NEVILLE CHAMBERLAIN: This morning, I had another talk with the German Chancellor Herr Hitler. And here is the paper which bears his name upon it as well as mine.

(APPLAUSE)

SIEGEL: Neville Chamberlain's policy of appeasement came undone the following year when Germany invaded Poland. Chamberlain turned the word appeasement into a pejorative and he did similar damage to his trademark. Chamberlain typically carried an umbrella. Edward Miller is a professor at Northeastern University Global, who has studied the political history of the umbrella. Ted Miller, what happened after Neville Chamberlain's association with the umbrella?

EDWARD MILLER: Well, wherever he traveled the opposition party in Britain protested his appeasement policy by displaying umbrellas. And throughout the 1950s and the 1960s, Americans on the far right, they employed these umbrellas to criticize their leaders who were supposedly appeasing the enemies of the United States.
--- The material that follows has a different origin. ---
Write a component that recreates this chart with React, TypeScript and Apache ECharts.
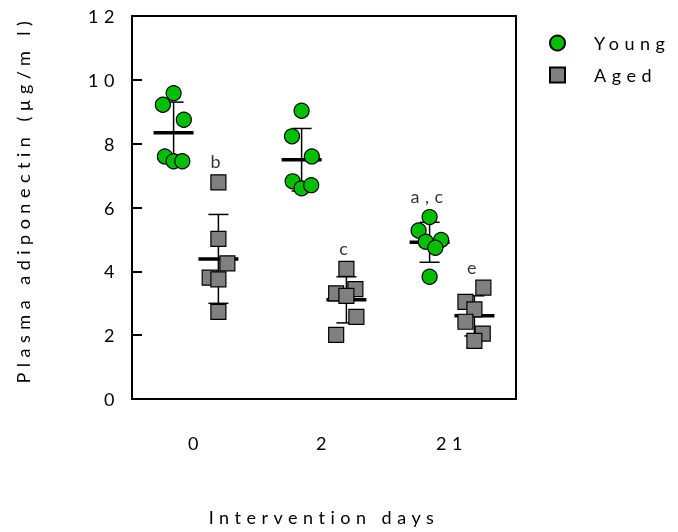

SIEGEL: And just to be seen with an umbrella or, lord knows, to be seen under an umbrella in the rain - in America this was considered a scene a politician devoutly wished to avoid.

MILLER: Absolutely. In fact, there is a rather pathetic photo of Dwight Eisenhower, who because of his vice President Richard Nixon - who told him that you can't be president with an umbrella - Eisenhower has come back from the 1955 Geneva Convention and he is present outside in the pouring rain and poor Ike is well, he's very wet. He is soaked.

SIEGEL: Have you had any success, Ted Miller, in your research in figuring out when the umbrella beat the rap? That is, when do you think did it cease evoking memories of Neville Chamberlain, who evoked memories of Munich, which evoked memories of appeasing Hitler?

MILLER: Well, I don't know if it ever lost the power completely. There's many more instances in the 1960s and the 1970s. There's one instance right when Richard Nixon was returning from China. He was met at the airport by Young Americans for Freedom and they were holding umbrellas.

SIEGEL: The symbolism of that would be claiming that he had appeased Beijing and sold out Taiwan by going to meet with the Chinese communist regime.

MILLER: That's right.

SIEGEL: Having worked this turf, this is a huge week for you. I mean, what's happening in Hong Kong looks like it's going to turn an entirely new leaf for the embattled umbrella.

MILLER: Absolutely. And in the case of Hong Kong, it's no longer a symbol of appeasement but a symbol of defiance and a symbol of strength against an opposition.

SIEGEL: Well, Professor Miller, thanks for talking with us today.

MILLER: Thank you very much, my pleasure.